__Exercise goal__: Copy the data that follows, character for character, minus the pictures.

__Dataset excerpt__:
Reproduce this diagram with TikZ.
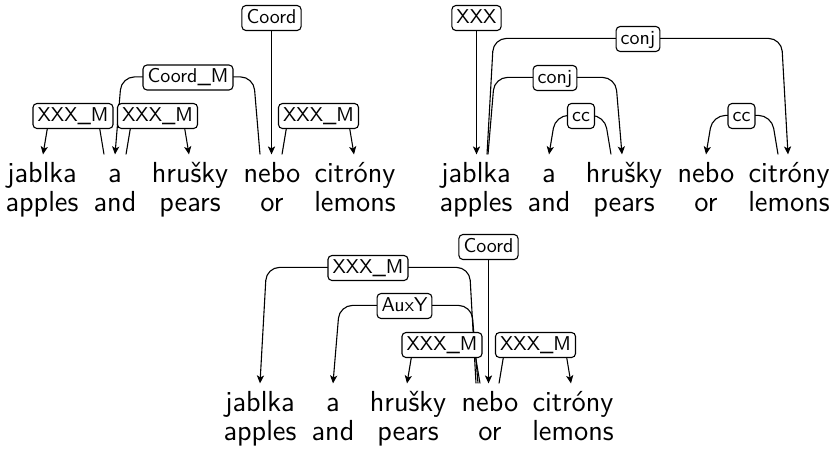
\documentclass[tikz,border=0pt]{standalone}
\usetikzlibrary{calc,arrows.meta}
% #1 from node, #2 foot dx, #3 top dx, #4 to node, #5 top dx, #6 foot dx, #7 height (px above word top)
\newcommand\depedge[7]{%
  \draw[depline] ($(#1.north)+(#2,0)$) -- ($(#1.north)+(#3,-#7)$)
    -- ($(#4.north)+(#5,-#7)$) -- ($(#4.north)+(#6,0)$);}
\tikzset{
  word/.style={font=\fontsize{14.5}{14.5}\selectfont\sffamily, anchor=base,
    inner xsep=0pt, inner ysep=3.5pt, text height=10.1pt},
  gloss/.style={font=\fontsize{14.5}{14.5}\selectfont\sffamily, anchor=base, inner sep=0pt},
  deplabel/.style={draw, line width=0.55pt, rounded corners=2pt, fill=white,
    font=\fontsize{10}{12}\selectfont\sffamily, text height=7.6pt, text depth=2.4pt,
    inner xsep=2.3pt, inner ysep=1.25pt},
  depline/.style={draw, line width=0.55pt, rounded corners=6.5pt,
    -{Stealth[length=4pt,width=3.6pt,inset=1pt]}},
}
\begin{document}
\begin{tikzpicture}[x=0.5pt,y=-0.5pt]
\useasboundingbox (0,0) rectangle (835,451);
% ---------- panel 1 ----------
\node[word] (A1) at (42,182) {jablka};
\node[word] (B1) at (115,182) {a};
\node[word] (C1) at (190,182) {hrušky};
\node[word] (D1) at (272,182) {nebo};
\node[word] (E1) at (355,182) {citróny};
\node[gloss] (a1) at (42,211) {apples};
\node[gloss] (b1) at (115,211) {and};
\node[gloss] (c1) at (190,211) {pears};
\node[gloss] (d1) at (272,211) {or};
\node[gloss] (e1) at (355,211) {lemons};
\depedge{B1}{-11}{-17.5}{A1}{7.5}{1}{39}
\depedge{B1}{11}{17.5}{C1}{-7.5}{-1}{39}
\depedge{D1}{-12}{-18.5}{B1}{6.5}{0}{77.5}
\depedge{D1}{10}{16.5}{E1}{-7.5}{-1}{39}
\node[deplabel] (L1a) at (73,116) {XXX\_M};
\node[deplabel] (L1b) at (157.5,116) {XXX\_M};
\node[deplabel] (L1c) at (188,77.5) {Coord\_M};
\node[deplabel] (L1d) at (318.5,116) {XXX\_M};
\node[deplabel] (R1) at (271.5,18) {Coord};
\draw[depline] (R1.south) -- (R1.south |- D1.north);
% ---------- panel 2 ----------
\node[word] (A2) at (476,182) {jablka};
\node[word] (B2) at (549,182) {a};
\node[word] (C2) at (624,182) {hrušky};
\node[word] (D2) at (706,182) {nebo};
\node[word] (E2) at (789,182) {citróny};
\node[gloss] (a2) at (476,211) {apples};
\node[gloss] (b2) at (549,211) {and};
\node[gloss] (c2) at (624,211) {pears};
\node[gloss] (d2) at (706,211) {or};
\node[gloss] (e2) at (789,211) {lemons};
\depedge{A2}{11}{17.5}{E2}{-7.5}{-1}{116}
\depedge{A2}{12}{18.5}{C2}{-8.5}{-2}{77}
\depedge{C2}{-13}{-19.5}{B2}{6.5}{0}{39}
\depedge{E2}{-11}{-17.5}{D2}{6.5}{0}{39}
\node[deplabel] (L2a) at (638,39) {conj};
\node[deplabel] (L2b) at (555,78) {conj};
\node[deplabel] (L2c) at (581,116) {cc};
\node[deplabel] (L2d) at (741.5,116) {cc};
\node[deplabel] (R2) at (476.5,18) {XXX};
\draw[depline] (R2.south) -- (R2.south |- A2.north);
% ---------- panel 3 ----------
\node[word] (A3) at (260,411) {jablka};
\node[word] (B3) at (333,411) {a};
\node[word] (C3) at (408,411) {hrušky};
\node[word] (D3) at (490,411) {nebo};
\node[word] (E3) at (573,411) {citróny};
\node[gloss] (a3) at (260,440) {apples};
\node[gloss] (b3) at (333,440) {and};
\node[gloss] (c3) at (408,440) {pears};
\node[gloss] (d3) at (490,440) {or};
\node[gloss] (e3) at (573,440) {lemons};
\depedge{D3}{-14}{-20.5}{A3}{6.5}{0}{116}
\depedge{D3}{-12}{-18.5}{B3}{6.5}{0}{78}
\depedge{D3}{-10}{-16.5}{C3}{5.5}{-1}{39}
\depedge{D3}{9}{15.5}{E3}{-8.5}{-2}{39}
\node[deplabel] (L3a) at (368,268) {XXX\_M};
\node[deplabel] (L3b) at (404.5,306) {AuxY};
\node[deplabel] (L3c) at (442,345) {XXX\_M};
\node[deplabel] (L3d) at (535.5,345) {XXX\_M};
\node[deplabel] (R3) at (488.5,247) {Coord};
\draw[depline] (R3.south) -- (R3.south |- D3.north);
\end{tikzpicture}
\end{document}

__Result of this task__:
Reproduce this diagram with TikZ.
\documentclass[tikz,border=0pt]{standalone}
\usetikzlibrary{calc,arrows.meta}
% #1 from node, #2 foot dx, #3 top dx, #4 to node, #5 top dx, #6 foot dx, #7 height (px above word top)
\newcommand\depedge[7]{%
  \draw[depline] ($(#1.north)+(#2,0)$) -- ($(#1.north)+(#3,-#7)$)
    -- ($(#4.north)+(#5,-#7)$) -- ($(#4.north)+(#6,0)$);}
\tikzset{
  word/.style={font=\fontsize{14.5}{14.5}\selectfont\sffamily, anchor=base,
    inner xsep=0pt, inner ysep=3.5pt, text height=10.1pt},
  gloss/.style={font=\fontsize{14.5}{14.5}\selectfont\sffamily, anchor=base, inner sep=0pt},
  deplabel/.style={draw, line width=0.55pt, rounded corners=2pt, fill=white,
    font=\fontsize{10}{12}\selectfont\sffamily, text height=7.6pt, text depth=2.4pt,
    inner xsep=2.3pt, inner ysep=1.25pt},
  depline/.style={draw, line width=0.55pt, rounded corners=6.5pt,
    -{Stealth[length=4pt,width=3.6pt,inset=1pt]}},
}
\begin{document}
\begin{tikzpicture}[x=0.5pt,y=-0.5pt]
\useasboundingbox (0,0) rectangle (835,451);
% ---------- panel 1 ----------
\node[word] (A1) at (42,182) {jablka};
\node[word] (B1) at (115,182) {a};
\node[word] (C1) at (190,182) {hrušky};
\node[word] (D1) at (272,182) {nebo};
\node[word] (E1) at (355,182) {citróny};
\node[gloss] (a1) at (42,211) {apples};
\node[gloss] (b1) at (115,211) {and};
\node[gloss] (c1) at (190,211) {pears};
\node[gloss] (d1) at (272,211) {or};
\node[gloss] (e1) at (355,211) {lemons};
\depedge{B1}{-11}{-17.5}{A1}{7.5}{1}{39}
\depedge{B1}{11}{17.5}{C1}{-7.5}{-1}{39}
\depedge{D1}{-12}{-18.5}{B1}{6.5}{0}{77.5}
\depedge{D1}{10}{16.5}{E1}{-7.5}{-1}{39}
\node[deplabel] (L1a) at (73,116) {XXX\_M};
\node[deplabel] (L1b) at (157.5,116) {XXX\_M};
\node[deplabel] (L1c) at (188,77.5) {Coord\_M};
\node[deplabel] (L1d) at (318.5,116) {XXX\_M};
\node[deplabel] (R1) at (271.5,18) {Coord};
\draw[depline] (R1.south) -- (R1.south |- D1.north);
% ---------- panel 2 ----------
\node[word] (A2) at (476,182) {jablka};
\node[word] (B2) at (549,182) {a};
\node[word] (C2) at (624,182) {hrušky};
\node[word] (D2) at (706,182) {nebo};
\node[word] (E2) at (789,182) {citróny};
\node[gloss] (a2) at (476,211) {apples};
\node[gloss] (b2) at (549,211) {and};
\node[gloss] (c2) at (624,211) {pears};
\node[gloss] (d2) at (706,211) {or};
\node[gloss] (e2) at (789,211) {lemons};
\depedge{A2}{11}{17.5}{E2}{-7.5}{-1}{116}
\depedge{A2}{12}{18.5}{C2}{-8.5}{-2}{77}
\depedge{C2}{-13}{-19.5}{B2}{6.5}{0}{39}
\depedge{E2}{-11}{-17.5}{D2}{6.5}{0}{39}
\node[deplabel] (L2a) at (638,39) {conj};
\node[deplabel] (L2b) at (555,78) {conj};
\node[deplabel] (L2c) at (581,116) {cc};
\node[deplabel] (L2d) at (741.5,116) {cc};
\node[deplabel] (R2) at (476.5,18) {XXX};
\draw[depline] (R2.south) -- (R2.south |- A2.north);
% ---------- panel 3 ----------
\node[word] (A3) at (260,411) {jablka};
\node[word] (B3) at (333,411) {a};
\node[word] (C3) at (408,411) {hrušky};
\node[word] (D3) at (490,411) {nebo};
\node[word] (E3) at (573,411) {citróny};
\node[gloss] (a3) at (260,440) {apples};
\node[gloss] (b3) at (333,440) {and};
\node[gloss] (c3) at (408,440) {pears};
\node[gloss] (d3) at (490,440) {or};
\node[gloss] (e3) at (573,440) {lemons};
\depedge{D3}{-14}{-20.5}{A3}{6.5}{0}{116}
\depedge{D3}{-12}{-18.5}{B3}{6.5}{0}{78}
\depedge{D3}{-10}{-16.5}{C3}{5.5}{-1}{39}
\depedge{D3}{9}{15.5}{E3}{-8.5}{-2}{39}
\node[deplabel] (L3a) at (368,268) {XXX\_M};
\node[deplabel] (L3b) at (404.5,306) {AuxY};
\node[deplabel] (L3c) at (442,345) {XXX\_M};
\node[deplabel] (L3d) at (535.5,345) {XXX\_M};
\node[deplabel] (R3) at (488.5,247) {Coord};
\draw[depline] (R3.south) -- (R3.south |- D3.north);
\end{tikzpicture}
\end{document}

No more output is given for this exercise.